Collect each line containing "this".

Supplied material:
┄┄┄┄┄┄┄┄┄┄┄┄┄┄┄┄┄┄┄┄

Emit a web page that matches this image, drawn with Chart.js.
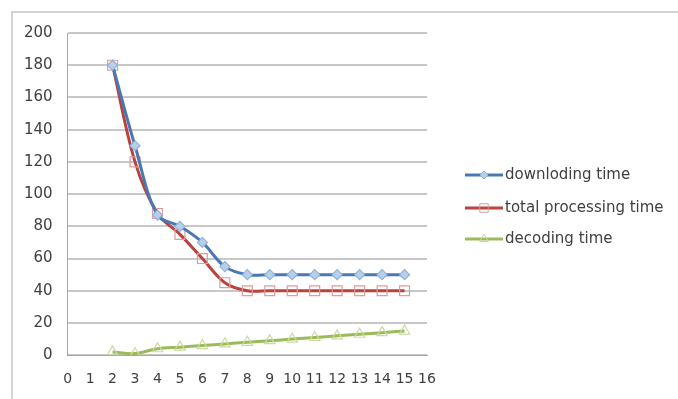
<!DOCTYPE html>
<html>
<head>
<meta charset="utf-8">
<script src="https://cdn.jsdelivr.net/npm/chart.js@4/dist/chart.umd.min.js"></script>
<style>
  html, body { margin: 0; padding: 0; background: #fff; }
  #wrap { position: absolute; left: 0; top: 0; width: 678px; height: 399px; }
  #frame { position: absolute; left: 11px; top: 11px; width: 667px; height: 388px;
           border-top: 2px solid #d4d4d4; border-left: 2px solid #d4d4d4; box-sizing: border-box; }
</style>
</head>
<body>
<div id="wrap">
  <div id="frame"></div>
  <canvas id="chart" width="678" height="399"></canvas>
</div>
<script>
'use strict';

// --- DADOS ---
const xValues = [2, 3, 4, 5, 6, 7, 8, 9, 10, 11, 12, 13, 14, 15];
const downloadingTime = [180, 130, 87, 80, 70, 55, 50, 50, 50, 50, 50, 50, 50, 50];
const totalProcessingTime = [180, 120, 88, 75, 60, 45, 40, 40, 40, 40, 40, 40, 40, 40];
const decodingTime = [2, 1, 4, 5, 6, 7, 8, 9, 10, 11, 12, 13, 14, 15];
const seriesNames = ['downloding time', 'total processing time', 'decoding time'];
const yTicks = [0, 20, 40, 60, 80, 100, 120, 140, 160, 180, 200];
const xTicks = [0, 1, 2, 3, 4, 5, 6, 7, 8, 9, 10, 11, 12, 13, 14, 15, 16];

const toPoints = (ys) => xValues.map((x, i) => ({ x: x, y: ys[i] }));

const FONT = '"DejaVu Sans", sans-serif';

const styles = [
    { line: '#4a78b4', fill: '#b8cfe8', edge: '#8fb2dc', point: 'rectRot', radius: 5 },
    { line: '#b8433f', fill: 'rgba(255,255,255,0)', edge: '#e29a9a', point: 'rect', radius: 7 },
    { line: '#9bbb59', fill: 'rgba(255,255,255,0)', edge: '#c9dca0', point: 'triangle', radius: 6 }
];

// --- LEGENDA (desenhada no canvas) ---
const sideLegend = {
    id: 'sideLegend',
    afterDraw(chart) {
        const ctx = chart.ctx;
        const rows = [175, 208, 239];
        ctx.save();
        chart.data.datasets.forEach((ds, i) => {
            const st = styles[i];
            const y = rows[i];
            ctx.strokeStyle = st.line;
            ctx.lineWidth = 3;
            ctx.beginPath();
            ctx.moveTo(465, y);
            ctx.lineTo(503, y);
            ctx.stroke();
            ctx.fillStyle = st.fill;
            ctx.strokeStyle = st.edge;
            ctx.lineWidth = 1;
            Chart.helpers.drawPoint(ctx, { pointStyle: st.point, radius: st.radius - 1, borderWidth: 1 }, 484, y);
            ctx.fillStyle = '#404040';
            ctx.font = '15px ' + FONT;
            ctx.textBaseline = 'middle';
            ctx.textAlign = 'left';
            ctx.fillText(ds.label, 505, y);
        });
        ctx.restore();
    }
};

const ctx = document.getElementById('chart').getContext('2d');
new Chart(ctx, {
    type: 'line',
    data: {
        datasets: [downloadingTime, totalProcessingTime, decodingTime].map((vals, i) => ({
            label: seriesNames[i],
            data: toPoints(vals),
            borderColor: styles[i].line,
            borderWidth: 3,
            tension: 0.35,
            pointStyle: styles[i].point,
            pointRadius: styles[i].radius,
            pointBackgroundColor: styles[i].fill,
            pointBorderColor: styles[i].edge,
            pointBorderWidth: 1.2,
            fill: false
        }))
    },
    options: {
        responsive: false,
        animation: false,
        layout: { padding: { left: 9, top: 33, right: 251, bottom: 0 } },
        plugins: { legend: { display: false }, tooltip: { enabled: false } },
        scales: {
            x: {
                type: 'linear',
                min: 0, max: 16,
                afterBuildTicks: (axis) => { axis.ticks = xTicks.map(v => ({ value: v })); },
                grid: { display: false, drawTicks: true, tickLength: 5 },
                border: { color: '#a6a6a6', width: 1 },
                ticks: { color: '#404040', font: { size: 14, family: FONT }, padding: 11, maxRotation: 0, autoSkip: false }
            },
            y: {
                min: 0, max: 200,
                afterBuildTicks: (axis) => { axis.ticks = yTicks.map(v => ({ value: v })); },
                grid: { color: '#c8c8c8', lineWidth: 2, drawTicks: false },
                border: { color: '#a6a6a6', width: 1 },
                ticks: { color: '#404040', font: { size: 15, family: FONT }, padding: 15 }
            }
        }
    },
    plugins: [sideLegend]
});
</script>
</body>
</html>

┄┄┄┄┄┄┄┄┄┄┄┄┄┄┄┄┄┄┄┄

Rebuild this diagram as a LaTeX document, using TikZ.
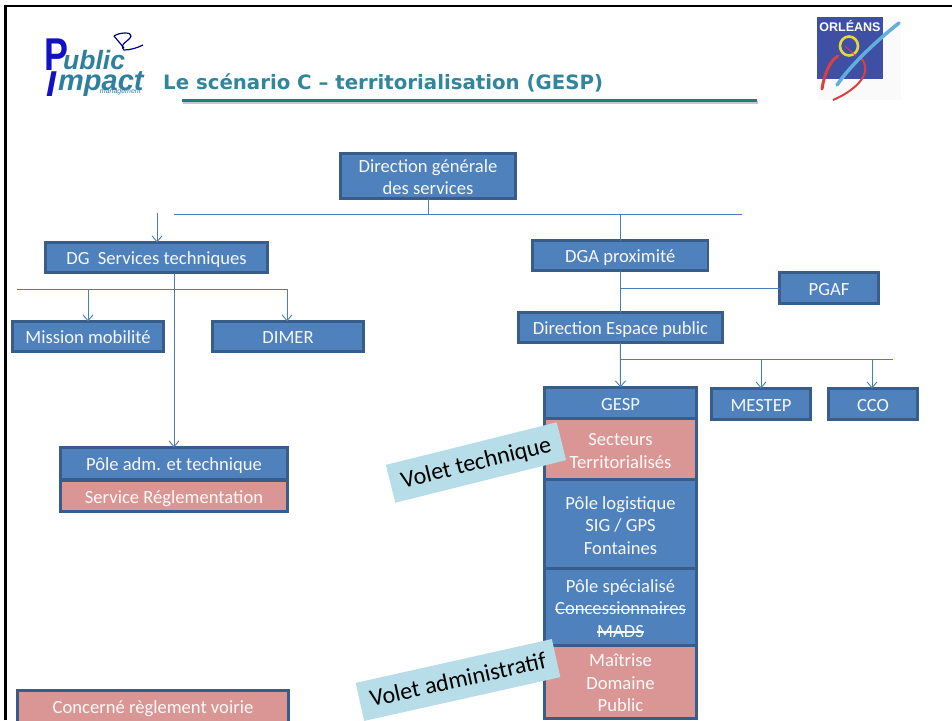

┄┄┄┄┄┄┄┄┄┄┄┄┄┄┄┄┄┄┄┄

Complete answer:
Emit a web page that matches this image, drawn with Chart.js.
Rebuild this diagram as a LaTeX document, using TikZ.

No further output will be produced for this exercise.